Newt Gingrich, twice relegated to near-elimination in the Republican presidential race, capped his blowout win in South Carolina’s Saturday primary by returning to the hobbyhorse he has ridden throughout the nominating season: the news media.
Ripping “elites in Washington and New York,” Gingrich said the media had been trying for the past half-century to force Americans “to quit being Americans.”
His success, he said, was not due to his evident debating skills, but because “I articulate the deepest-felt values of the American people.”
Gingrich’s repeated verbal assaults on debate moderators – most recently on Thursday, when he confronted CNN’s John King for asking about Gingrich’s marital infidelities – have thrilled conservatives and helped vault Gingrich to the front of the field. He said on Saturday that if nominated, he would challenge President Obama to seven three-hour debates.

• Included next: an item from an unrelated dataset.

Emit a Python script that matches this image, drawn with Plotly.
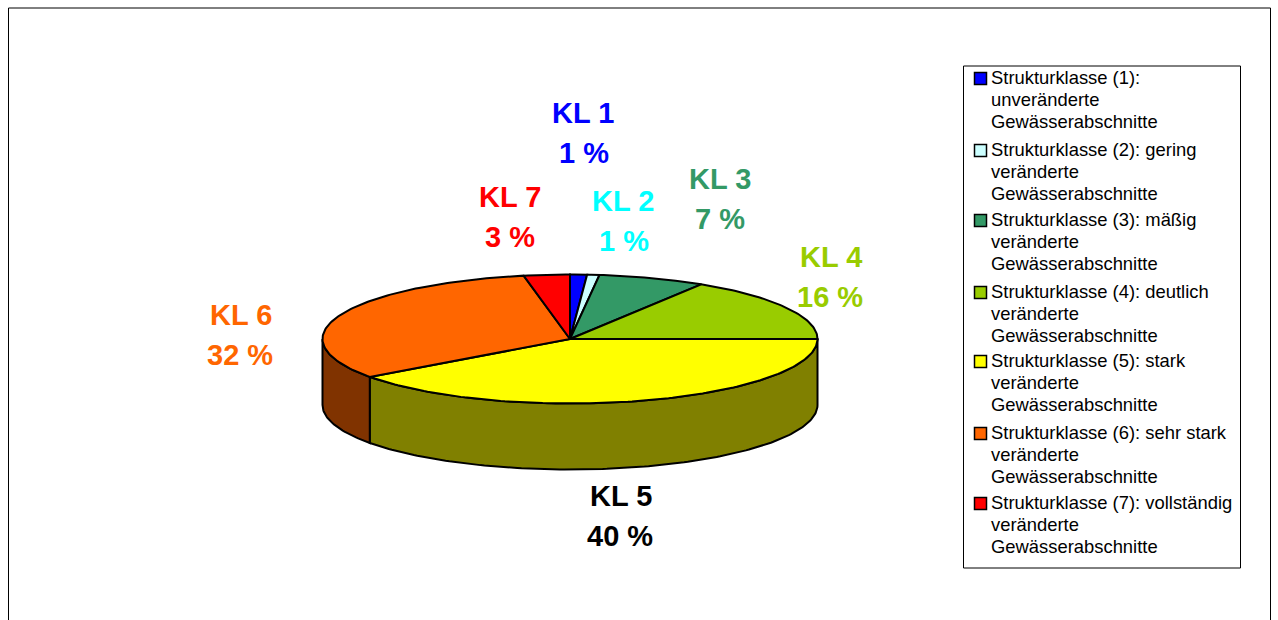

Gingrich said he would confront both Obama and the media elites about the “anti-religious bigotry of our elites,” then turned to a jobs message, doubling down on his charge against Obama as “the most effective food-stamp president in American history.” Gingrich said he would be the best “paycheck president in American history.”

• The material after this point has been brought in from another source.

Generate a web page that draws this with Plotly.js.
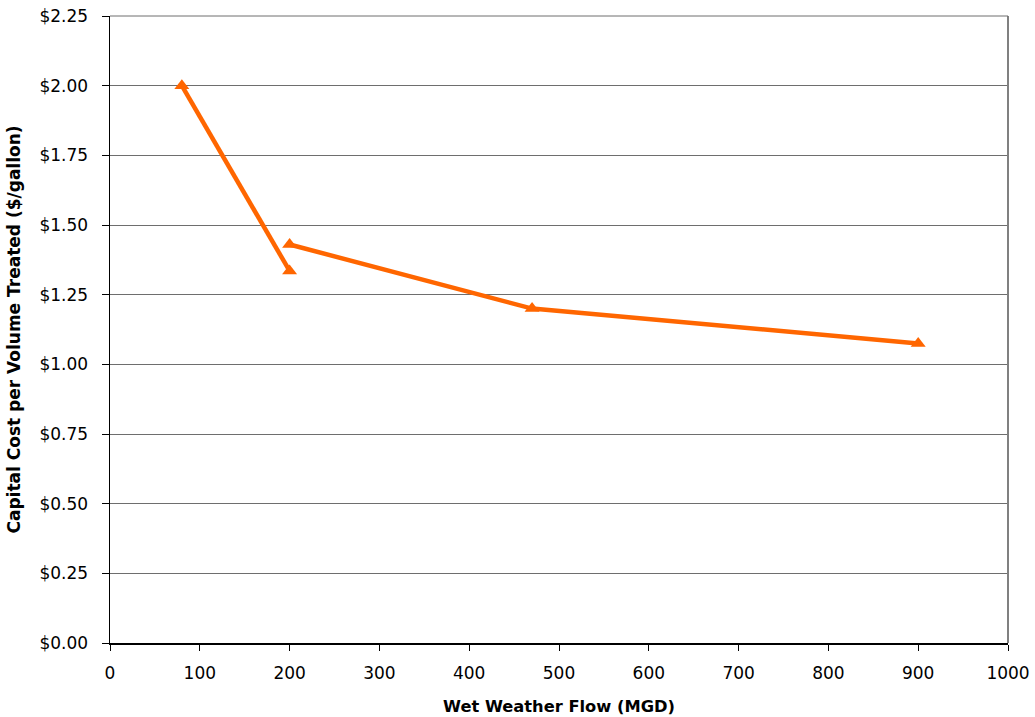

The former House speaker's speech ranged over a vast board of hot-button issues, excoriating Obama for the national debt owed to China, the brakes thrown on the Keystone pipeline, even the Army Corps of Engineer’s review process.
Gingrich’s double-digit victory in South Carolina makes him the third winner in the early nominating states, following Rick Santorum in the Iowa caucuses and Mitt Romney in New Hampshire’s primary.
In his speech Saturday, Gingrich praised Santorum’s support for manufacturing and conservatism and Ron Paul’s monetary policies. He called Romney “hard-working,” saying, “[H]e has been very successful, he has organized large systems, he did a terrific [job] at the Winter Olympics.”
Romney heads into Florida with a muscular head start. In addition to residual support from 2008, the pro-Romney super PAC Restore Our Future spent about $300,000 on mailings and $1.5 million on television in the Sunshine State over the past week, according to Federal Election Commission filings. But Gingrich – and other candidates this cycle, notably Santorum – have flouted the conventional wisdom, and Gingrich indicated both that he planned to rebut Florida ads criticizing him with spots of his own, and that he was determined to move ahead with his “campaign of ideas” paradigm.
“We have an ability to reach out to lots of people and communicate with them without millions of dollars of paid advertising,” Gingrich told the FOX Business Network as the South Carolina polls closed, according to a transcript provided by the network. “We are going to Florida with a set of big ideas.”